RPA meets IoT: the Jidoka panic button - Jidoka


RPA meets IoT: the Jidoka panic button

13 March, 2018

At Jidoka, we continuously strive to create innovative Intelligent Automation product features. Our product evangelist, Deepak Sharma, in his recent article wrote about our vision of an Intelligent Automation Operating environment, that mentions the different robot types such as Smart and Collaborative, to enable organizations achieve business value in highly disruptive digital environments. Our concept of Collaborative Bots, or Cobots, within the context of Robotic Process Automation, is pioneering to introduce creative technology solutions for managing basic and smart robots. In our previous article about Cobots, we talked about applying Virtual AI assistant and chatbot technologies for human and robot collaboration. In this article we would like to share interesting information about integrating Internet of Things (IoT) technologies with our RPA platform to further extend the Cobots concept.

A few months ago, we were invited to participate in a RFP, which we would like to add that we won, where we faced the following question:

Does the platform provide a system or mechanism to quickly and securely disable all the running robots in case a serious event or error occurs?

Basically what the RFP was asking for was if we had implemented the famous “red button” feature, otherwise known as the Panic button.

Taking this requirement into account, we decided to develop a unique feature in our RPA solution. Being honest, this functionality was already embedded in the Jidoka console, where with a single click, the user could securely disable all the executions of the robots. Additionally, this functionality was also available to be invoked from an external system via our web services (API REST). In fact, we have implemented RPA automation for Banks and Finance using this feature to stop all the robots at the beginning of the bank’s batch process chain, and reactivate the robots later when the bank’s batch processes end. And I am sure you are wondering, why is it necessary to stop the robots for the batch processes? Basically because the batch processes prevent other systems from operating normally during their execution. Imagine that these are night processes, that are executed outside the normal office hours times when humans are normally not working, but robots are! The functionality to stop and resume the Jidoka robots could be integrated without difficulty into the well-known host scheduler, Control-M.

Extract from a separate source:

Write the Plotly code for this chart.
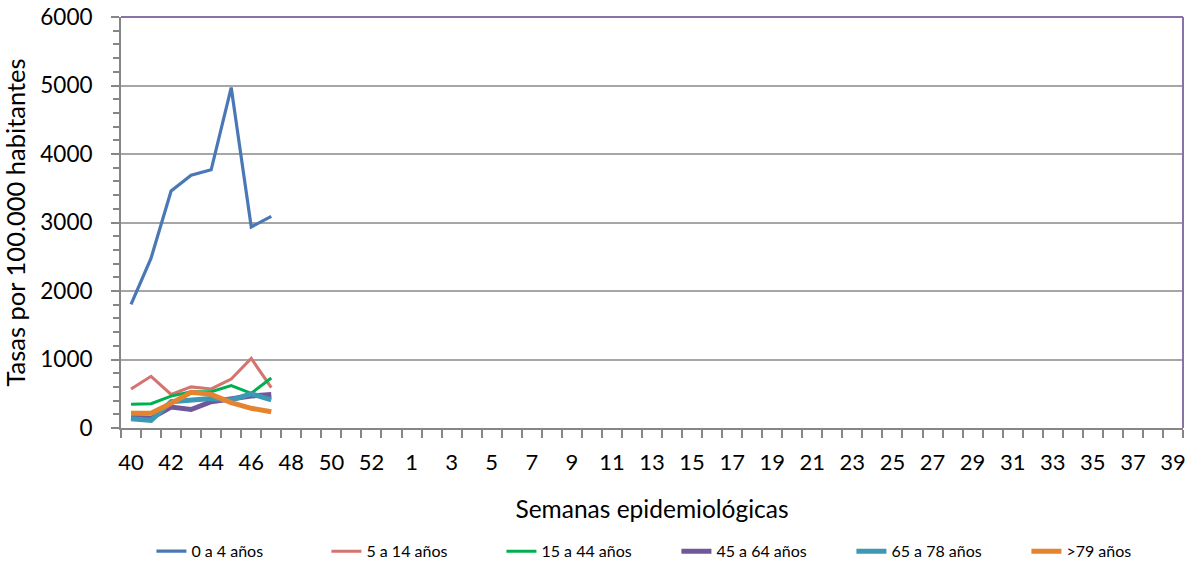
import plotly.graph_objects as go

weeks = [str(w) for w in list(range(40, 54)) + list(range(1, 40))]
data_weeks = ["40", "41", "42", "43", "44", "45", "46", "47"]

series_names = ["0 a 4 años", "5 a 14 años", "15 a 44 años", "45 a 64 años", "65 a 78 años", ">79 años"]
s_0_4 = [1805, 2480, 3460, 3690, 3770, 4970, 2935, 3090]
s_5_14 = [570, 755, 490, 600, 570, 715, 1015, 588]
s_15_44 = [345, 355, 465, 530, 530, 618, 506, 730]
s_45_64 = [156, 141, 305, 270, 384, 433, 467, 490]
s_65_78 = [136, 112, 384, 405, 430, 410, 500, 409]
s_79 = [214, 214, 360, 521, 491, 370, 287, 238]
series_values = [s_0_4, s_5_14, s_15_44, s_45_64, s_65_78, s_79]

colors = ["#4A78B5", "#D4736F", "#00B04F", "#70579A", "#3C99B5", "#E6832F"]
widths = [3.2, 3, 3, 5, 5, 5]

y_ticks = [0, 1000, 2000, 3000, 4000, 5000, 6000]
x_tick_labels = weeks[::2]

FONT = "Lato"
idx = {w: i for i, w in enumerate(weeks)}

fig = go.Figure()
for name, vals, c, w in zip(series_names, series_values, colors, widths):
    fig.add_trace(go.Scatter(
        x=[idx[d] for d in data_weeks], y=vals, name=name, mode="lines",
        line=dict(color=c, width=w),
    ))

axis_col = "#868686"
fig.update_layout(
    width=1192, height=565,
    margin=dict(l=121, r=9, t=17, b=137, autoexpand=False),
    plot_bgcolor="white", paper_bgcolor="white",
    font=dict(family=FONT, color="#000000"),
    showlegend=True,
    legend=dict(orientation="h", x=0.523, xanchor="center", y=-0.3, yanchor="middle",
                font=dict(size=16, family=FONT), entrywidth=130, itemwidth=30),
    xaxis=dict(
        range=[-0.5, len(weeks) - 0.5], automargin=False,
        tickmode="array", tickvals=list(range(0, len(weeks), 2)), ticktext=x_tick_labels,
        ticks="", showgrid=False, zeroline=False,
        showline=True, linecolor=axis_col, linewidth=2,
        tickfont=dict(size=22, family=FONT),
        ticklabelstandoff=14,
        minor=dict(tickmode="linear", tick0=-0.5, dtick=1, ticks="outside", ticklen=8,
                   tickcolor=axis_col, tickwidth=1.5, showgrid=False),
        title=dict(text="Semanas epidemiológicas", font=dict(size=24.5, family=FONT), standoff=26),
    ),
    yaxis=dict(
        range=[0, 6000], automargin=False, tickmode="array", tickvals=y_ticks,
        ticks="outside", ticklen=8, tickcolor=axis_col, tickwidth=1.5,
        showgrid=True, gridcolor="#A6A6A6", gridwidth=1.5, zeroline=False,
        showline=True, linecolor=axis_col, linewidth=2,
        tickfont=dict(size=22.5, family=FONT),
        ticklabelstandoff=14,
        minor=dict(tickmode="linear", tick0=0, dtick=200, ticks="outside", ticklen=6,
                   tickcolor=axis_col, tickwidth=1.5, showgrid=False),
        title=dict(text="Tasas por 100.000 habitantes", font=dict(size=25.5, family=FONT), standoff=8),
    ),
    shapes=[
        dict(type="line", xref="paper", yref="paper", x0=0, x1=1, y0=1, y1=1,
             line=dict(color="#8872A8", width=2)),
        dict(type="line", xref="paper", yref="paper", x0=1, x1=1, y0=0, y1=1,
             line=dict(color="#8872A8", width=2)),
    ],
)

fig.write_html("out.html", config={"displayModeBar": False},
               post_script="document.body.style.margin='0';document.body.style.padding='0';")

But we wanted to go further by offering customers a physical button, allowing the person responsible for robot operations to stop all robot executions by pressing a single button, the red or panic button, the same way as in many other high security and critical operational environments.

To do this we found the solution in the Amazon’s Dash Button, which allows associating a series of commands or actions to the clicks of the device buttons.

The dash button is a small device that can send a message to Amazon through a Wi-Fi network (Internet). This network can also be our mobile network, this way the dash button can always be connected to send messages. The dash button sends three types of messages:

  1. Single press
  2. Long press
  3. Double press

So, here at Jidoka we added the possibility of registering messages from the dash button to the extensive preconfigured list of events & actions available on the console.

As mentioned before, the Jidoka platform was already prepared to enable and disable robots using our API REST (web services). Also, the console already allowed the configuration of different “actions” to be executed after certain events occur, so we only had to add new events associated with the Amazon dash button (click, double click and long click). This way, from the console a user can simply configure the actions of activating and deactivating robots that are associated with the clicks of the dash button.

When the user clicks on the dash button, the device sends a message to the Amazon cloud, specifically to the Amazon Internet of Thing platform called AWS IoT. As part of the integration with the dash button, we installed a program in AWS IoT that routes the message received from the dash button to the corresponding secure Jidoka instance, where the event is registered and the user-configured actions associated with it are executed.

These actions can be one or more of those available in the Jidoka console, such as enabling or disabling robots, executing a robot, sending an email, etc.

Each dash button includes a serial number that uniquely identifies it in the Jidoka console, we have these serial numbers available so that we can configure different actions to be performed in response to events/clicks from different Amazon dash buttons.

Here is a short video where you can see the panic button in action.

In the video, the manager of the automated processes receives an alert on her mobile phone since an error or event has occurred in the execution of the robots. With a double click on the dash button she disables robot executions, with no need to access the Jidoka console. She notifies the support service of the error, and when the problem has been solved, she reactivates robot operations with a long press on the dash button, and all this without having to leave the meeting which she is attending!

With this operational use case we would like to highlight new collaboration scenarios between humans, physical devices (IoT) and software robots. To make collaboration truly effective, organizations need an open RPA platform which facilitates the integration and orchestration of services, configurable in an easy and flexible way. And that is exactly how Jidoka has been conceived.